The auction takes place on a publicly announced date and time. Potential buyers can find these auctions online by searching for sheriff sales or local newspaper listings. During the auction, the homes sell to the highest bidder.
Properties go into pre-foreclosure after the lender notifies the borrower they’re behind on payments and defaulting on a loan. However, the home isn’t offered for sale through an auction at this point. The borrower has a chance to sell the home to avoid going into foreclosure, which negatively impacts their credit.
City and county buildings often have these properties listed on campus. Potential buyers can also find them on Foreclosure.com and other online sources.
Benefits and Risks
There are several benefits to buying a house in foreclosure, including getting deals well below the market value. Depending on the stage of foreclosure the home is in, a buyer could potentially save even more money. Still, there are just as many disadvantages, too.
Be wary of the “as-is” status of foreclosed homes.
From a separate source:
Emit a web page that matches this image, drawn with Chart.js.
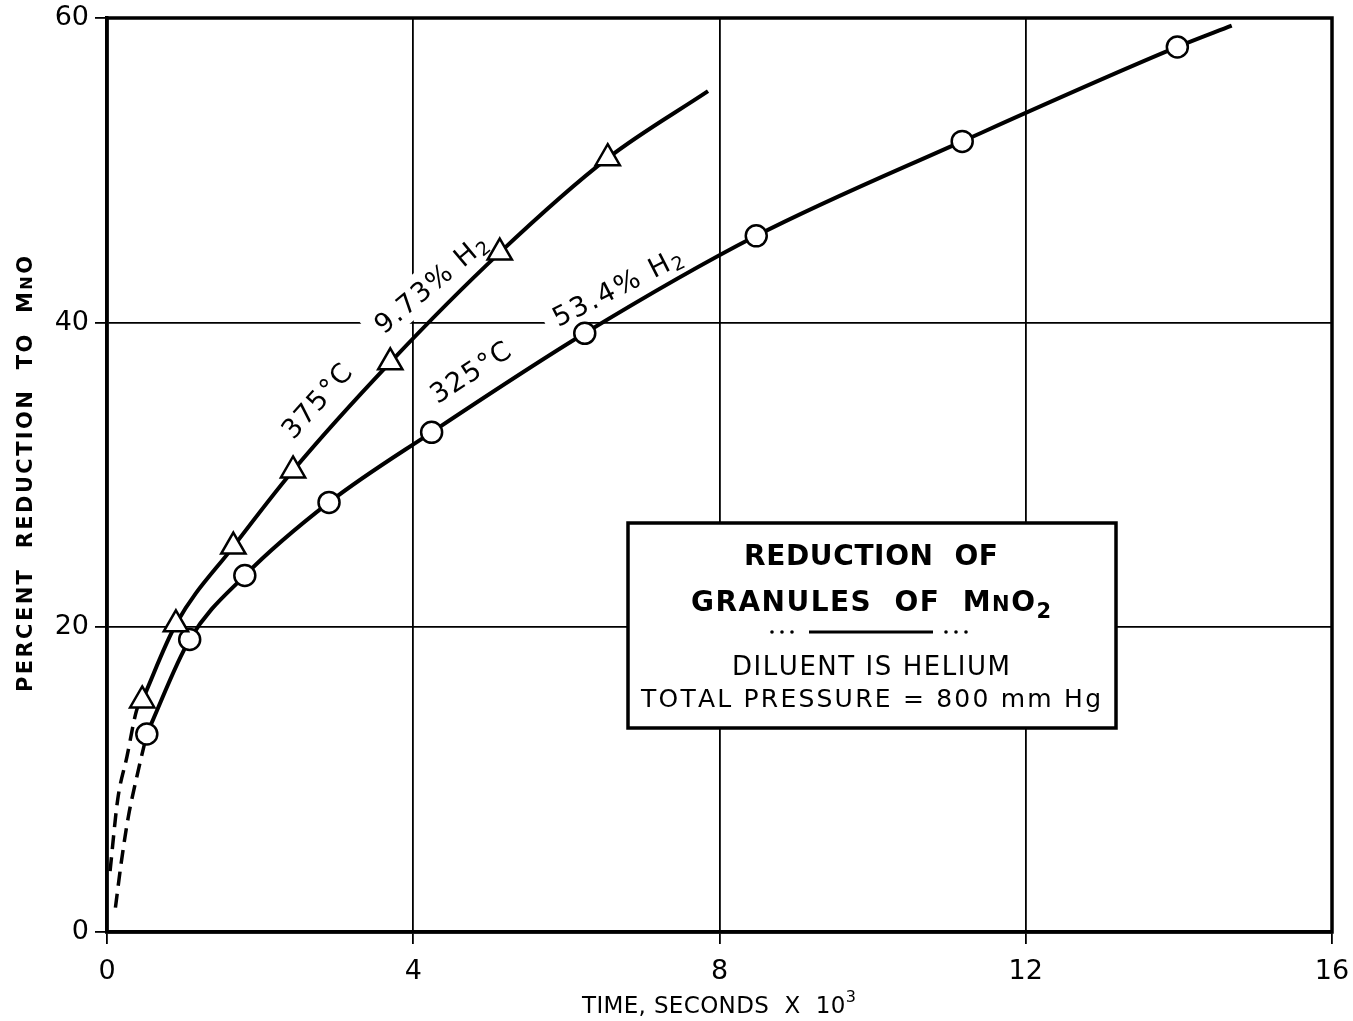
<!DOCTYPE html>
<html>
<head>
<meta charset="utf-8">
<title>Reduction of granules of MnO2</title>
<script src="https://cdn.jsdelivr.net/npm/chart.js@4/dist/chart.umd.min.js"></script>
<style>
  html, body { margin: 0; padding: 0; background: #fff; }
  #wrap { width: 1353px; height: 1021px; position: relative; }
</style>
</head>
<body>
<div id="wrap"><canvas id="c" width="1353" height="1021"></canvas></div>
<script>
// ---- data: time in seconds x 10^3, percent reduction to MnO ----
// 375 °C, 9.73 % H2 (triangles)
const hotTime      = [0.46, 0.90, 1.65, 2.43, 3.70, 5.13, 6.54];
const hotReduction = [15.2, 20.2, 25.3, 30.3, 37.4, 44.6, 50.8];
const hotCurveEnd  = [7.85, 55.2];
const hotDashTime      = [0.04, 0.14, 0.26, 0.39, 0.46];
const hotDashReduction = [4.0, 8.7, 11.5, 14.6, 15.2];

// 325 °C, 53.4 % H2 (circles)
const coolTime      = [0.52, 1.08, 1.80, 2.90, 4.24, 6.24, 8.48, 11.17, 13.98];
const coolReduction = [13.0, 19.2, 23.4, 28.2, 32.8, 39.3, 45.7, 51.9, 58.1];
const coolCurveEnd  = [14.69, 59.5];
const coolDashTime      = [0.11, 0.19, 0.28, 0.39, 0.52];
const coolDashReduction = [1.6, 4.7, 7.6, 10.2, 13.0];

// axis ticks
const xTicks = [0, 4, 8, 12, 16];
const yTicks = [0, 20, 40, 60];

const FONT = "'DejaVu Sans', sans-serif";

function pts(xs, ys) { return xs.map((x, i) => ({ x, y: ys[i] })); }

// draws a row of text runs centred on cx, spreading the glyphs to a given width
function drawRuns(ctx, runs, cx, by, targetW) {
  const glyphs = [];
  for (const r of runs) {
    const font = `${r.weight || 'normal'} ${r.size}px ${FONT}`;
    for (const ch of r.t) glyphs.push({ ch, font, dy: r.dy || 0 });
  }
  let natural = 0;
  for (const g of glyphs) { ctx.font = g.font; g.w = ctx.measureText(g.ch).width; natural += g.w; }
  const total = targetW || natural;
  const gap = glyphs.length > 1 ? (total - natural) / (glyphs.length - 1) : 0;
  let x = cx - total / 2;
  ctx.textAlign = 'left';
  ctx.textBaseline = 'alphabetic';
  for (const g of glyphs) { ctx.font = g.font; ctx.fillText(g.ch, x, by + g.dy); x += g.w + gap; }
  return total;
}

// labels written along the curves (anchored in data units)
const curveLabels = [
  { runs: [{ t: '375°C', size: 27 }], x: 2.73, y: 34.9, angle: -48, width: 90 },
  { runs: [{ t: '9.73% H', size: 27 }, { t: '2', size: 19, dy: 4 }], x: 4.22, y: 42.6, angle: -40, width: 138 },
  { runs: [{ t: '325°C', size: 27 }], x: 4.74, y: 36.8, angle: -33, width: 90 },
  { runs: [{ t: '53.4% H', size: 27 }, { t: '2', size: 19, dy: 4 }], x: 6.66, y: 42.4, angle: -27, width: 142 },
];

const curveLabelPlugin = {
  id: 'curveLabels',
  beforeDatasetsDraw(chart) {
    const { ctx, scales } = chart;
    for (const lab of curveLabels) {
      const px = scales.x.getPixelForValue(lab.x);
      const py = scales.y.getPixelForValue(lab.y);
      ctx.save();
      ctx.translate(px, py);
      ctx.rotate(lab.angle * Math.PI / 180);
      ctx.fillStyle = '#fff';
      ctx.fillRect(-lab.width / 2 - 10, -18, lab.width + 20, 36);
      ctx.fillStyle = '#000';
      drawRuns(ctx, lab.runs, 0, 10, lab.width);
      ctx.restore();
    }
  }
};

// title box and axis titles
const boxRect = { left: 628, top: 523, right: 1116, bottom: 728, textCx: 871 };
const boxLines = [
  { runs: [{ t: 'REDUCTION  OF', size: 28, weight: 'bold' }], base: 565, width: 254 },
  { runs: [{ t: 'GRANULES  OF  M', size: 28, weight: 'bold' }, { t: 'N', size: 21, weight: 'bold' },
           { t: 'O', size: 28, weight: 'bold' }, { t: '2', size: 21, weight: 'bold', dy: 7 }], base: 611, width: 360 },
  { runs: [{ t: 'DILUENT IS HELIUM', size: 26 }], base: 675, width: 278 },
  { runs: [{ t: 'TOTAL PRESSURE = 800 mm Hg', size: 25 }], base: 707, width: 460 },
];

const decorPlugin = {
  id: 'decor',
  afterDatasetsDraw(chart) {
    const { ctx, chartArea } = chart;
    ctx.save();
    // plot frame
    ctx.strokeStyle = '#000';
    ctx.lineWidth = 3.5;
    ctx.strokeRect(chartArea.left, chartArea.top, chartArea.right - chartArea.left, chartArea.bottom - chartArea.top);

    // title box
    const b = boxRect;
    ctx.fillStyle = '#fff';
    ctx.fillRect(b.left, b.top, b.right - b.left, b.bottom - b.top);
    ctx.lineWidth = 3.5;
    ctx.strokeRect(b.left, b.top, b.right - b.left, b.bottom - b.top);
    ctx.fillStyle = '#000';
    for (const line of boxLines) drawRuns(ctx, line.runs, b.textCx, line.base, line.width);
    // separator: dots, rule, dots
    for (const x0 of [772, 946]) {
      for (let k = 0; k < 3; k++) { ctx.beginPath(); ctx.arc(x0 + k * 10, 632, 1.8, 0, Math.PI * 2); ctx.fill(); }
    }
    ctx.lineWidth = 3;
    ctx.beginPath(); ctx.moveTo(809, 632); ctx.lineTo(933, 632); ctx.stroke();

    // y axis title
    ctx.save();
    ctx.translate(24, 474);
    ctx.rotate(-Math.PI / 2);
    drawRuns(ctx, [{ t: 'PERCENT  REDUCTION  TO  M', size: 21, weight: 'bold' }, { t: 'N', size: 16, weight: 'bold' },
                   { t: 'O', size: 21, weight: 'bold' }], 0, 8, 436);
    ctx.restore();

    // x axis title
    drawRuns(ctx, [{ t: 'TIME, SECONDS  X  10', size: 23 }, { t: '3', size: 16, dy: -11 }], 719, 1013, 274);
    ctx.restore();
  }
};

const lineBase = {
  borderColor: '#000',
  borderWidth: 4,
  cubicInterpolationMode: 'monotone',
  fill: false,
  pointBackgroundColor: '#fff',
  pointBorderColor: '#000',
  pointHoverRadius: 0,
};

const hotSolid = pts(hotTime, hotReduction).concat([{ x: hotCurveEnd[0], y: hotCurveEnd[1] }]);
const coolSolid = pts(coolTime, coolReduction).concat([{ x: coolCurveEnd[0], y: coolCurveEnd[1] }]);

// keep the plot area fixed: no extra room reserved for overhanging tick labels
function noOverhang(s) { s.paddingLeft = 0; s.paddingRight = 0; s.paddingTop = 0; s.paddingBottom = 0; }

new Chart(document.getElementById('c'), {
  type: 'line',
  data: {
    datasets: [
      Object.assign({}, lineBase, {
        label: '375 °C, 9.73 % H2',
        data: hotSolid,
        pointStyle: 'triangle',
        pointRadius: c => (c.dataIndex < hotTime.length ? 14 : 0),
        pointBorderWidth: 2.5,
      }),
      Object.assign({}, lineBase, {
        label: '325 °C, 53.4 % H2',
        data: coolSolid,
        pointStyle: 'circle',
        pointRadius: c => (c.dataIndex < coolTime.length ? 10.5 : 0),
        pointBorderWidth: 2.5,
      }),
      Object.assign({}, lineBase, {
        label: '375 °C extrapolated',
        data: pts(hotDashTime, hotDashReduction),
        borderDash: [14, 8],
        borderWidth: 3.5,
        pointRadius: 0,
      }),
      Object.assign({}, lineBase, {
        label: '325 °C extrapolated',
        data: pts(coolDashTime, coolDashReduction),
        borderDash: [14, 8],
        borderWidth: 3.5,
        pointRadius: 0,
      }),
    ]
  },
  options: {
    responsive: false,
    animation: false,
    devicePixelRatio: 1,
    layout: { padding: { top: 18, right: 21, left: 0, bottom: 0 } },
    plugins: { legend: { display: false }, tooltip: { enabled: false } },
    scales: {
      x: {
        type: 'linear',
        min: 0, max: 16,
        afterBuildTicks: s => { s.ticks = xTicks.map(v => ({ value: v })); },
        afterFit: s => { s.height = 89; noOverhang(s); },
        grid: { color: '#000', lineWidth: 1.8, tickLength: 12, tickColor: '#000', tickWidth: 1.8 },
        border: { display: true, color: '#000', width: 3.5 },
        ticks: { color: '#000', font: { family: FONT, size: 27 }, padding: 12, maxRotation: 0 },
      },
      y: {
        type: 'linear',
        min: 0, max: 60,
        afterBuildTicks: s => { s.ticks = yTicks.map(v => ({ value: v })); },
        afterFit: s => { s.width = 107; noOverhang(s); },
        grid: { color: '#000', lineWidth: 1.8, tickLength: 12, tickColor: '#000', tickWidth: 1.8 },
        border: { display: true, color: '#000', width: 3.5 },
        ticks: { color: '#000', font: { family: FONT, size: 27 }, padding: 6 },
      }
    }
  },
  plugins: [curveLabelPlugin, decorPlugin]
});
</script>
</body>
</html>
As any used car buyer will tell you, “as-is” may mean cheaper, but can also mean “in worse condition,” too. Saving $20,000 isn’t worthwhile if you end up needing to spend $50,000 on repairs. As-is homes may leave a buyer fending for themselves with any damages.
The process to buy a home in foreclosure may also be slower, sometimes taking several months to complete. Unfortunately, some locations may also come with baggage, such as liens and back taxes, that must be paid before a person can own it.
It may seem harsh to buy a home that another person is in the process of losing, but the benefits are undeniable. A person looking for a modest house with little or no money down has a better chance of buying a nicer home for a lower cost through foreclosure properties.